French Foreign Minister Alain Juppe said today his country was working with Britain to get a United Nations Security Council resolution to impose a no-fly zone in Libya.

"We are working in New York with the British to get a UN Security Council resolution creating an air exclusion zone to avoid bombings," he said in Bordeaux.

"We are watching very carefully" the situation in Libya and "this morning I spoke by telephone with minister Younes" Abdel Fatah, Libya's former interior minister until he resigned who is now in the rebel stronghold of Benghazi.

"We are on the side of all those who want to win their freedom and make a successful democratic transition," Juppe said shortly before leaving for Egypt and his first official visit outside Europe since being appointed.

Tomorrow, he is due to meet in Cairo the secretary general of the Arab League Amr Moussa.

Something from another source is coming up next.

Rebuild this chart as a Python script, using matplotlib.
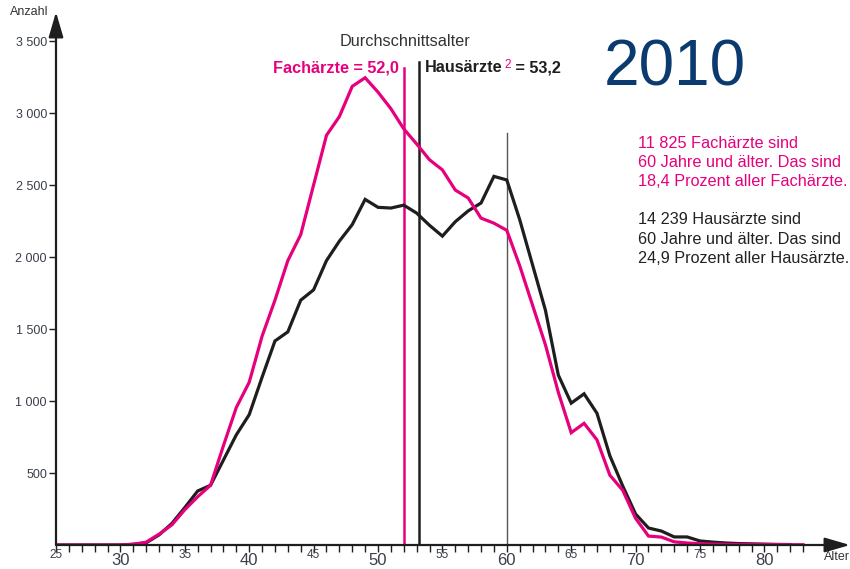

On Thursday, Juppe and British Foreign Secretary William Hague said they were preparing measures to propose to the European Union summit on Libya set for next Friday, specifically mentioning a possible no-fly zone.

The uprisings in the Arab world have proved testing for France. Its diplomats have been accused of having failed to see them coming and ministers of having had links with despotic and corrupt leaders.

Since he replaced Michele Alliot-Marie as foreign minister on Tuesday Juppe has made "refounding" President Nicolas Sarkozy's Union for the Mediterranean a priority.

This has been made essential by the upheavals in progress and the departure of Egyptian former president Hosni Moubarak, Sarkozy's chief partner in the scheme.